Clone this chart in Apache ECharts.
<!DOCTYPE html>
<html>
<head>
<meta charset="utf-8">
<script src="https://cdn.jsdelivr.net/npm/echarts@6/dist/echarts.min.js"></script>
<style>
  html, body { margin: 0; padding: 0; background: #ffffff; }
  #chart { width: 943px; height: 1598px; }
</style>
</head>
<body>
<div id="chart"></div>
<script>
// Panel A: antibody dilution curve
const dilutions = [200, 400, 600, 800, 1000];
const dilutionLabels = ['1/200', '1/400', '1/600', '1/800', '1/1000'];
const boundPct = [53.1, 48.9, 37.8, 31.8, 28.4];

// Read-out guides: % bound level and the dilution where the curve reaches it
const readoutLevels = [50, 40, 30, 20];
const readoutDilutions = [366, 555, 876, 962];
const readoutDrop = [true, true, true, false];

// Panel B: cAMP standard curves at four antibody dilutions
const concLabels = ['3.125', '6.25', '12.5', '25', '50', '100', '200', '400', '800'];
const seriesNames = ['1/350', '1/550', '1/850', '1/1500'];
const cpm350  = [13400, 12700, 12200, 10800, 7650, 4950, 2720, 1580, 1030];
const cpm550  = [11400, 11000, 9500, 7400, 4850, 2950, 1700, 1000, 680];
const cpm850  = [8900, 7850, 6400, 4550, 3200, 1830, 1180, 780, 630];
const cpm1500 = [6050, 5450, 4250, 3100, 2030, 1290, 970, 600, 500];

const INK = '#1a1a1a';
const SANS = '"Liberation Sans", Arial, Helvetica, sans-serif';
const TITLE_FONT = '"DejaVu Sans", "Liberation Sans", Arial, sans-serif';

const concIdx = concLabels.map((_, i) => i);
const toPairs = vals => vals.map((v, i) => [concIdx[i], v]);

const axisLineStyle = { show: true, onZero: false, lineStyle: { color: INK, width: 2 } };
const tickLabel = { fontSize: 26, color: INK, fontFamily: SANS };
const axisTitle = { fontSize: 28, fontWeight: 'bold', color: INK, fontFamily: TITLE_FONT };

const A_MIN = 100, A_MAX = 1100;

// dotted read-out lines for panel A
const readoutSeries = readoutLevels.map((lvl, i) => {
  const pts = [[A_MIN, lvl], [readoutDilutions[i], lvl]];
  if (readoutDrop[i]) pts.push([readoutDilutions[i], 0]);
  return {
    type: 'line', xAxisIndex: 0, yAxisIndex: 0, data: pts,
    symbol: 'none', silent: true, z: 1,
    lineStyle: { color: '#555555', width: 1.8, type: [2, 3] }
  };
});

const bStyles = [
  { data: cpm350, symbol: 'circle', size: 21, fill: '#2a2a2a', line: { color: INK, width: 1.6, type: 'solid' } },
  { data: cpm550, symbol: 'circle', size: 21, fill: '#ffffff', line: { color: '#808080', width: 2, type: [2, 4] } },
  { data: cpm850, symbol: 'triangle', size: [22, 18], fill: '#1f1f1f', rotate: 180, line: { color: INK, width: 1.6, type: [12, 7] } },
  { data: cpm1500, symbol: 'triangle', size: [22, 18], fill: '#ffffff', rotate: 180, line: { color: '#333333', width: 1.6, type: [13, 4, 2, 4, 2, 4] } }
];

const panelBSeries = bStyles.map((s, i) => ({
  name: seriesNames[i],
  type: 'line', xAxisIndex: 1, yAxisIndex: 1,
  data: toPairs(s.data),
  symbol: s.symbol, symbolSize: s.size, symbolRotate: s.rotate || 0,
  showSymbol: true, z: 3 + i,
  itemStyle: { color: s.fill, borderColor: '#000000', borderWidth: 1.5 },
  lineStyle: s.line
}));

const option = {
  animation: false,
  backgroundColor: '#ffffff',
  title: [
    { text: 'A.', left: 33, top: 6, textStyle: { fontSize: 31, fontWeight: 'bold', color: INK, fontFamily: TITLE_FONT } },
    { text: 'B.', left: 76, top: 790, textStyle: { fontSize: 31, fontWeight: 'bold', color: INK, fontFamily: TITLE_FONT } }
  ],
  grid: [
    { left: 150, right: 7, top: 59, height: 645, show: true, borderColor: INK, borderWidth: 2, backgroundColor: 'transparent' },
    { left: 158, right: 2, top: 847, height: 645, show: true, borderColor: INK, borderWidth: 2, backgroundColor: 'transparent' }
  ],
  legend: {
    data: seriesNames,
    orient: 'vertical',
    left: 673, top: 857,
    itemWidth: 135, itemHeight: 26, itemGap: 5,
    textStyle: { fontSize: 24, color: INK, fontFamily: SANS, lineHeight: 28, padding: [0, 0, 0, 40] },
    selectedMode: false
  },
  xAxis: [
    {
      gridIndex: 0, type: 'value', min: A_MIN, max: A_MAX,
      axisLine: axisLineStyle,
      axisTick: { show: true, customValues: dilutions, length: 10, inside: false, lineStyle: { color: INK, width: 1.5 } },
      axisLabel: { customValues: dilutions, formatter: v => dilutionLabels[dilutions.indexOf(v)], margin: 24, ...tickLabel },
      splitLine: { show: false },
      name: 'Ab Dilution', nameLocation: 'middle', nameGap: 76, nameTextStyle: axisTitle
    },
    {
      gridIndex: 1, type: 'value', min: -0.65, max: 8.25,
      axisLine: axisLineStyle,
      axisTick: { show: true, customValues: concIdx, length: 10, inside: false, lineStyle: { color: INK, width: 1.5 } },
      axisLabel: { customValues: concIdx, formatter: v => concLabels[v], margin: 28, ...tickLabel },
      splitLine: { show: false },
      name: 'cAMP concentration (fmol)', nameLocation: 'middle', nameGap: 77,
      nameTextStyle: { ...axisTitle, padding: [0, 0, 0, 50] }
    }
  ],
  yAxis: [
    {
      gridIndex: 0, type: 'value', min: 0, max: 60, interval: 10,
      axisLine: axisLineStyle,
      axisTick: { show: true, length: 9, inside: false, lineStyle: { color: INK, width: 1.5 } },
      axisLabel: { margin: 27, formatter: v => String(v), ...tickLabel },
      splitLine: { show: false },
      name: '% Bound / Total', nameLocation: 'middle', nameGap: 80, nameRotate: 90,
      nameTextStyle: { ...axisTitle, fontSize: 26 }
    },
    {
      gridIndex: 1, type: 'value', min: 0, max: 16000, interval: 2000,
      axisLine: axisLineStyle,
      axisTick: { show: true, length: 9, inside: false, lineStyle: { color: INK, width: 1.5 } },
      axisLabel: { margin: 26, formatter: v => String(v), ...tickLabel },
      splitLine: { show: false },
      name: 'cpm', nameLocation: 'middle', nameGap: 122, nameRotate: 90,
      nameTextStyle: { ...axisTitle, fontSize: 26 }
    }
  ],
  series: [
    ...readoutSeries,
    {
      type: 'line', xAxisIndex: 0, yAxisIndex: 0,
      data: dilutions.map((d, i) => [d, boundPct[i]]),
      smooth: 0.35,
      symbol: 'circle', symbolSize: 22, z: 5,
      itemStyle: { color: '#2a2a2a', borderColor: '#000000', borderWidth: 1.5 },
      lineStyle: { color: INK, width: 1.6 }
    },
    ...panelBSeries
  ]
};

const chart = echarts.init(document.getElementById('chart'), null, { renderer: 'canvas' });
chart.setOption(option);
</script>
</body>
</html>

----

- _What to work on_: Only the lines from the beginning of the material above through the line with "const readoutDrop = [true, true, true, false];" are wanted; extract them exactly.

- _The completed task_:
Clone this chart in Apache ECharts.
<!DOCTYPE html>
<html>
<head>
<meta charset="utf-8">
<script src="https://cdn.jsdelivr.net/npm/echarts@6/dist/echarts.min.js"></script>
<style>
  html, body { margin: 0; padding: 0; background: #ffffff; }
  #chart { width: 943px; height: 1598px; }
</style>
</head>
<body>
<div id="chart"></div>
<script>
// Panel A: antibody dilution curve
const dilutions = [200, 400, 600, 800, 1000];
const dilutionLabels = ['1/200', '1/400', '1/600', '1/800', '1/1000'];
const boundPct = [53.1, 48.9, 37.8, 31.8, 28.4];

// Read-out guides: % bound level and the dilution where the curve reaches it
const readoutLevels = [50, 40, 30, 20];
const readoutDilutions = [366, 555, 876, 962];
const readoutDrop = [true, true, true, false];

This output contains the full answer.